SETTLEMENT: Newly-Listed Progenity Inc. Admits to Fraudulently Using Wrong Billing Code

Posted on 07/25/2020

San Diego-based Progenity Inc., a listed company, whose major shareholder according to ownership records is Athyrium Capital Management LP (23,303,346 shares or 51.6% ownership), agreed to settle. Progenity is a biotechnology company that provides molecular and diagnostic tests. Kickbacks and fraudulent billing schemes undermine healthcare systems, often passing the costs onto others. Engaged in illegal kickback schemes, Progenity improperly used CPT code 88271, which applies to fluorescence in situ hybridization (“FISH”) procedures, knowing that its genetic tests were cell-free DNA sequencing-based NIPTs that are not FISH procedures and that CPT code 88271 did not accurately represent the tests performed. The settlement with the DOJ was US$ 49 million.
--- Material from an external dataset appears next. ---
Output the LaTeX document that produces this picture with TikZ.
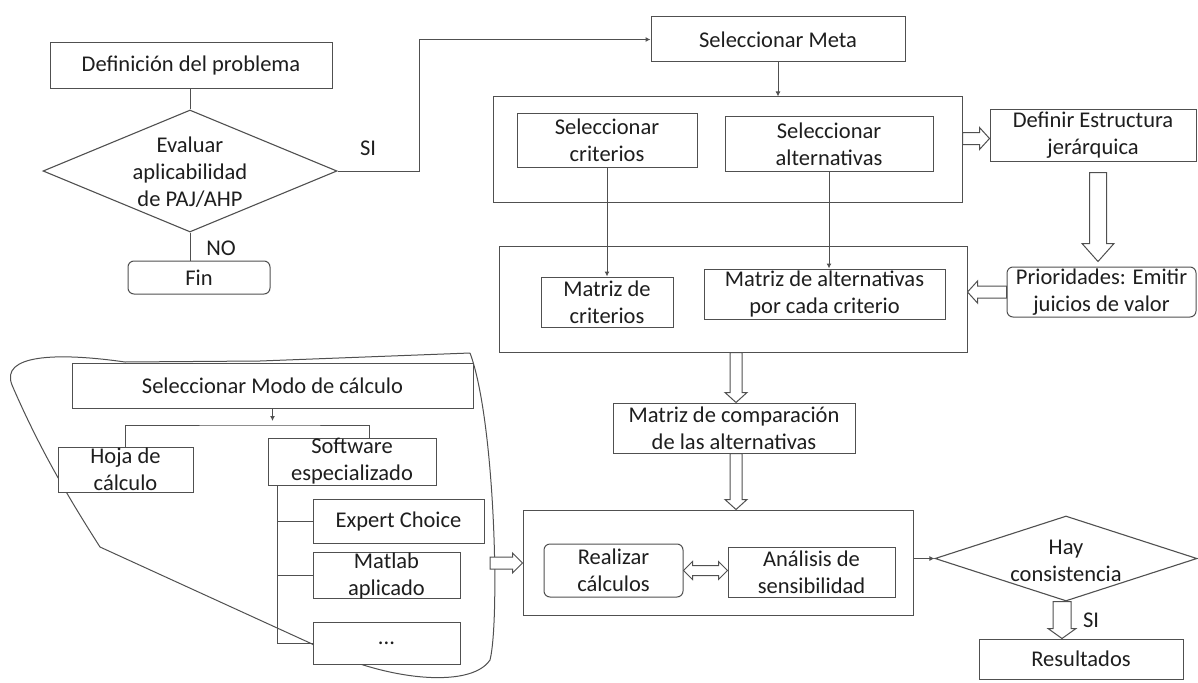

The case is being handled by the Office’s Civil Frauds Unit of the U.S. Department of Justice. The lawsuit filed by the DOJ alleges that Progenity over billed Medicaid and the U.S. Veteran’s Administration by fraudulently using a billing code that misrepresented the tests provided.

According to the press release, “When submitting claims for payment, healthcare providers use Current Procedural Terminology (“CPT”) codes to identify the nature of the medical procedure or services rendered. Government healthcare payors rely on the CPT code to determine whether the procedure or service is covered, as well as the level of reimbursement. From March 2014 through April 2016, PROGENITY fraudulently used CPT code 88271 to seek reimbursement for noninvasive prenatal tests (“NIPTs”) that screen for genetic disorders and abnormalities when this code misrepresented the services PROGENITY actually provided. As a result, PROGENITY received payments for non-reimbursable tests, or received substantially higher payments than it was entitled to receive. PROGENITY knew that many patients did not meet the medical necessity criteria for NIPTs, and that it could circumvent those requirements by billing under the incorrect billing code.”
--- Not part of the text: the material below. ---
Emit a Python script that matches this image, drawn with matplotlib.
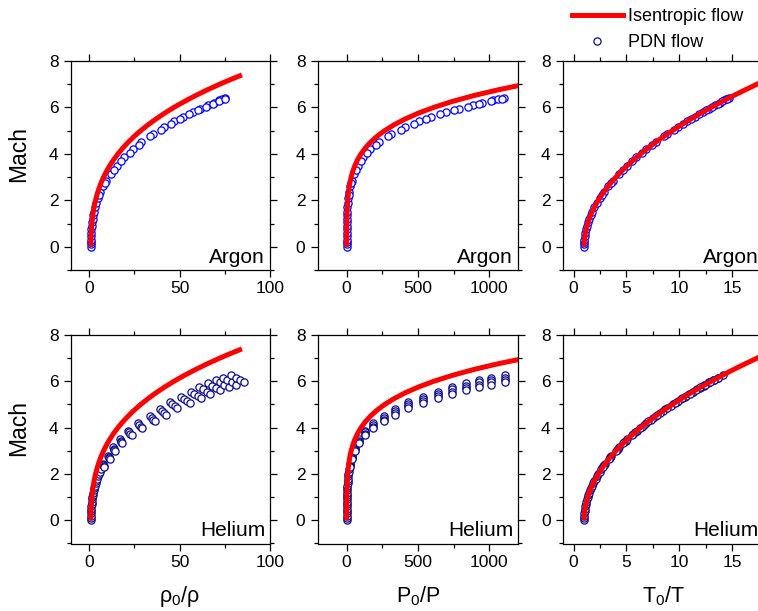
import matplotlib

matplotlib.use("Agg")
import matplotlib.pyplot as plt
from matplotlib.lines import Line2D
from matplotlib.ticker import MultipleLocator

plt.rcParams["font.family"] = ["Liberation Sans", "DejaVu Sans"]
plt.rcParams["mathtext.fontset"] = "custom"
plt.rcParams["mathtext.rm"] = "Liberation Sans"
plt.rcParams["mathtext.default"] = "regular"

# isentropic flow curve (same Mach grid for all three ratios)
isen_mach = [0, 0.25, 0.5, 0.75, 1.0, 1.25, 1.5, 1.75, 2.0, 2.25, 2.5, 2.75, 3.0,
             3.25, 3.5, 3.75, 4.0, 4.25, 4.5, 4.75, 5.0, 5.25, 5.5, 5.75, 6.0,
             6.25, 6.5, 6.75, 7.0, 7.2, 7.4]
isen_rho = [1.0, 1.031, 1.128, 1.294, 1.540, 1.876, 2.315, 2.873, 3.564, 4.406,
            5.414, 6.606, 8.0, 9.612, 11.46, 13.56, 15.94, 18.60, 21.58, 24.87,
            28.51, 32.52, 36.90, 41.68, 46.87, 52.50, 58.58, 65.13, 72.16, 78.16,
            84.48]
isen_p = [1.0, 1.053, 1.222, 1.537, 2.053, 2.852, 4.051, 5.805, 8.316, 11.84,
          16.69, 23.26, 32.0, 43.46, 58.26, 77.15, 100.9, 130.6, 167.2, 211.9,
          266.1, 331.3, 409.0, 501.0, 609.3, 736.1, 883.6, 1054.3, 1250.8,
          1428.7, 1626.5]
isen_t = [1.0, 1.021, 1.083, 1.188, 1.333, 1.521, 1.75, 2.021, 2.333, 2.688,
          3.083, 3.521, 4.0, 4.521, 5.083, 5.688, 6.333, 7.021, 7.75, 8.521,
          9.333, 10.19, 11.08, 12.02, 13.0, 14.02, 15.08, 16.19, 17.33, 18.28,
          19.25]

# PDN flow, argon
ar_mach = [0.0, 0.1, 0.2, 0.3, 0.45, 0.6, 0.75, 0.9, 1.05, 1.2, 1.35, 1.5, 1.7,
           1.9, 2.1, 2.35, 2.6, 2.85, 3.15, 3.5, 3.85, 4.2, 4.5, 4.85, 5.15, 5.4,
           5.6, 5.8, 5.95, 6.1, 6.2, 6.3, 6.35, 6.4,
           2.25, 2.75, 3.3, 3.7, 4.05, 4.4, 4.75, 5.05, 5.3, 5.5, 5.7, 5.88, 6.03,
           6.15, 6.26, 6.36]
ar_rho = [1.0, 1.0, 1.02, 1.05, 1.11, 1.2, 1.32, 1.48, 1.68, 1.93, 2.24, 2.6, 3.2,
          3.95, 4.8, 6.1, 7.6, 9.4, 11.9, 15.3, 19.4, 24.2, 28.9, 35.2, 41.4, 47.0,
          51.9, 57.2, 61.4, 65.8, 68.8, 71.9, 73.5, 75.2,
          5.73, 8.99, 13.5, 17.8, 22.4, 27.7, 33.8, 39.8, 45.4, 50.2, 55.3, 60.3,
          64.6, 68.3, 71.7, 75.0]
ar_p = [1.0, 1.003, 1.033, 1.08, 1.18, 1.34, 1.57, 1.88, 2.30, 2.86, 3.60, 4.55,
        6.28, 8.70, 11.9, 17.3, 24.7, 34.9, 51.3, 77.8, 115, 166, 224, 311, 407,
        504, 594, 699, 786, 882, 950, 1023, 1061, 1102,
        15.4, 31.6, 62.7, 99.3, 144.8, 206, 288, 378, 470, 556, 655, 755, 848,
        929, 1009, 1086]
ar_t = [1.0, 1.003, 1.013, 1.03, 1.068, 1.12, 1.188, 1.27, 1.368, 1.48, 1.608,
        1.75, 1.963, 2.203, 2.47, 2.841, 3.253, 3.708, 4.308, 5.083, 5.941, 6.88,
        7.75, 8.841, 9.841, 10.72, 11.45, 12.21, 12.80, 13.40, 13.81, 14.23,
        14.44, 14.65,
        2.688, 3.521, 4.63, 5.563, 6.468, 7.453, 8.521, 9.501, 10.36, 11.08,
        11.83, 12.53, 13.12, 13.61, 14.06, 14.48]

# PDN flow, helium (low-Mach stack, then groups of four overlapping runs)
he_mach = [0.0, 0.1, 0.2, 0.3, 0.4, 0.5, 0.6, 0.7, 0.8, 0.9, 1.0, 1.1, 1.2, 1.3,
           1.4, 1.5, 1.6, 1.7, 1.8, 1.9, 2.0, 2.1, 2.2,
           2.42, 2.38, 2.34, 2.30,
           2.78, 2.73, 2.69, 2.64,
           3.15, 3.10, 3.04, 2.99,
           3.50, 3.44, 3.38, 3.32,
           3.87, 3.80, 3.74, 3.67,
           4.18, 4.11, 4.04, 3.97,
           4.50, 4.42, 4.35, 4.27,
           4.80, 4.72, 4.64, 4.56,
           5.12, 5.03, 4.95, 4.86,
           5.34, 5.25, 5.16, 5.07,
           5.55, 5.46, 5.36, 5.27,
           5.76, 5.66, 5.56, 5.47,
           5.92, 5.82, 5.72, 5.62,
           6.05, 5.95, 5.84, 5.74,
           6.16, 6.06, 5.95, 5.85,
           6.27, 6.16, 6.06, 5.98]
he_rho = [1.0, 1.005, 1.03, 1.07, 1.12, 1.20, 1.29, 1.41, 1.54, 1.69, 1.88, 2.09,
          2.34, 2.62, 2.91, 3.24, 3.58, 3.96, 4.38, 4.81, 5.27, 5.78, 6.34,
          7.70, 7.87, 8.05, 8.23,
          10.50, 10.78, 11.01, 11.30,
          13.20, 13.53, 13.93, 14.29,
          16.90, 17.37, 17.87, 18.38,
          21.50, 22.16, 22.74, 23.46,
          27.00, 27.79, 28.61, 29.47,
          33.50, 34.56, 35.52, 36.68,
          39.00, 40.17, 41.40, 42.68,
          44.50, 45.93, 47.26, 48.83,
          51.00, 52.59, 54.26, 56.00,
          56.50, 58.21, 60.19, 62.06,
          61.00, 62.98, 65.07, 67.03,
          66.00, 68.10, 70.30, 72.61,
          70.00, 72.19, 74.71, 77.12,
          74.00, 76.28, 78.90, 81.40,
          78.50, 81.12, 83.62, 85.70]
he_p = [1.0, 1.008, 1.04, 1.10, 1.18, 1.30, 1.44, 1.64, 1.87, 2.15, 2.51, 2.93,
        3.46, 4.10, 4.81, 5.67, 6.63, 7.77, 9.11, 10.60, 12.30, 14.28, 16.57,
        22.7, 22.7, 22.7, 22.7,
        37.6, 37.6, 37.6, 37.6,
        56.9, 56.9, 56.9, 56.9,
        85.9, 85.9, 85.9, 85.9,
        128.8, 128.8, 128.8, 128.8,
        184.3, 184.3, 184.3, 184.3,
        259.6, 259.6, 259.6, 259.6,
        338.5, 338.5, 338.5, 338.5,
        433.3, 433.3, 433.3, 433.3,
        535.8, 535.8, 535.8, 535.8,
        636.6, 636.6, 636.6, 636.6,
        735.6, 735.6, 735.6, 735.6,
        837.0, 837.0, 837.0, 837.0,
        924.1, 924.1, 924.1, 924.1,
        1010.0, 1010.0, 1010.0, 1010.0,
        1107.2, 1107.2, 1107.2, 1107.2]
he_t = [1.0, 1.003, 1.013, 1.03, 1.053, 1.083, 1.12, 1.163, 1.213, 1.27, 1.333,
        1.403, 1.48, 1.563, 1.653, 1.75, 1.853, 1.963, 2.08, 2.203, 2.333, 2.47,
        2.613,
        2.952, 2.888, 2.825, 2.763,
        3.576, 3.484, 3.412, 3.323,
        4.308, 4.203, 4.081, 3.980,
        5.083, 4.945, 4.808, 4.674,
        5.992, 5.813, 5.663, 5.490,
        6.824, 6.631, 6.441, 6.254,
        7.750, 7.512, 7.308, 7.078,
        8.680, 8.426, 8.177, 7.931,
        9.738, 9.434, 9.168, 8.873,
        10.51, 10.19, 9.875, 9.568,
        11.27, 10.94, 10.58, 10.26,
        12.06, 11.68, 11.31, 10.97,
        12.68, 12.29, 11.91, 11.53,
        13.20, 12.80, 12.37, 11.98,
        13.65, 13.24, 12.80, 12.41,
        14.10, 13.65, 13.24, 12.92]

ISEN_COLOR = "#ff0000"
AR_COLOR = "#0000ff"
HE_COLOR = "#0c0c8a"

fig = plt.figure(figsize=(7.58, 6.11), dpi=100)

W, H = 758.0, 611.0
col_left = [71, 318, 563]
col_width = [199, 200, 201]
row_top = [61, 335]
row_height = [209, 208.5]

xlims = [(-10, 100), (-200, 1200), (-1, 18)]
xmajor = [50, 500, 5]
xminor = [25, 250, 2.5]
xlabels = ["ρ$_0$/ρ", "P$_0$/P", "T$_0$/T"]
xlabel_pos = [0.545, 0.5, 0.5]

isen_x = [isen_rho, isen_p, isen_t]
gases = [
    ("Argon", AR_COLOR, ar_mach, [ar_rho, ar_p, ar_t]),
    ("Helium", HE_COLOR, he_mach, [he_rho, he_p, he_t]),
]

for r, (gas, color, mach, ratios) in enumerate(gases):
    for c in range(3):
        left = col_left[c] / W
        bottom = 1 - (row_top[r] + row_height[r]) / H
        ax = fig.add_axes([left, bottom, col_width[c] / W, row_height[r] / H])

        ax.plot(ratios[c], mach, ls="none", marker="o", ms=5.2, mew=0.9,
                mec=color, mfc="white", zorder=2)
        ax.plot(isen_x[c], isen_mach, color=ISEN_COLOR, lw=3.6, zorder=3,
                solid_capstyle="butt")

        ax.set_xlim(*xlims[c])
        ax.set_ylim(-1, 8)
        ax.xaxis.set_major_locator(MultipleLocator(xmajor[c]))
        ax.xaxis.set_minor_locator(MultipleLocator(xminor[c]))
        ax.yaxis.set_major_locator(MultipleLocator(2))
        ax.yaxis.set_minor_locator(MultipleLocator(1))
        ax.tick_params(which="both", direction="out", top=True, right=True,
                       labelsize=12.5, width=0.9, color="black")
        ax.tick_params(which="major", length=5)
        ax.tick_params(which="minor", length=3)
        ax.tick_params(axis="x", pad=3)
        ax.tick_params(axis="y", pad=4)
        for sp in ax.spines.values():
            sp.set_linewidth(0.9)

        ax.text(0.975, 0.035, gas, transform=ax.transAxes, ha="right",
                va="baseline", fontsize=15)

        if c == 0:
            ax.set_ylabel("Mach", fontsize=16.5)
            ax.yaxis.set_label_coords(-0.205, 5 / 9)
        if r == 1:
            ax.set_xlabel(xlabels[c], fontsize=15.5)
            ax.xaxis.set_label_coords(xlabel_pos[c], -0.195)

handles = [
    Line2D([], [], color=ISEN_COLOR, lw=3.6),
    Line2D([], [], ls="none", marker="o", ms=5.2, mew=0.9, mec=HE_COLOR,
           mfc="white"),
]
fig.legend(handles, ["Isentropic flow", "PDN flow"], loc="upper left",
           bbox_to_anchor=(572 / W, 1 - 8 / H), frameon=False, fontsize=13,
           handlelength=2.8, handletextpad=0.3, labelspacing=0.5,
           borderpad=0, borderaxespad=0)

fig.savefig("out.png", dpi=100)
The press release adds, “PROGENITY induced physicians to order PROGENITY tests by engaging in three kickback schemes. First, from January 2012 through March 2016, PROGENITY paid “draw fees” to physicians or physician offices for blood specimens collected for PROGENITY tests. These fees exceeded the fair market value of the services performed. The total draw fees paid to physicians depended on the volume of blood specimens collected, so physicians would receive more money if they ordered more PROGENITY tests.

Second, from 2012 through 2018, PROGENITY sales representatives provided food and alcohol to physicians and their staff at gatherings, including happy hours and birthday or holiday parties, that often involved little or no educational content. For the vast majority of the relevant period, PROGENITY did not limit or even monitor the total amount its sales representatives spent on a physician. One former sales representative spent $65,658 on meals and alcohol for physicians during a single year.

Third, from January 2012 through April 2018, to market its expensive tests, PROGENITY routinely reduced or waived coinsurance and deductible payments without making the required individualized determination of financial need or reasonable collection efforts. Sales representatives informed physicians and their staff, as well as patients, that PROGENITY would waive coinsurance and deductibles, or limit the patient’s payment to a certain maximum out-of-pocket amount. And PROGENITY had agreements with several physicians that it would not collect any payments from their patients.”

In November 2017, Athyrium Capital Management led a Series B financing round of US$ 125 million in Progenity. In June 2020, Progenity went public in its initial public offering for US$ 100 million.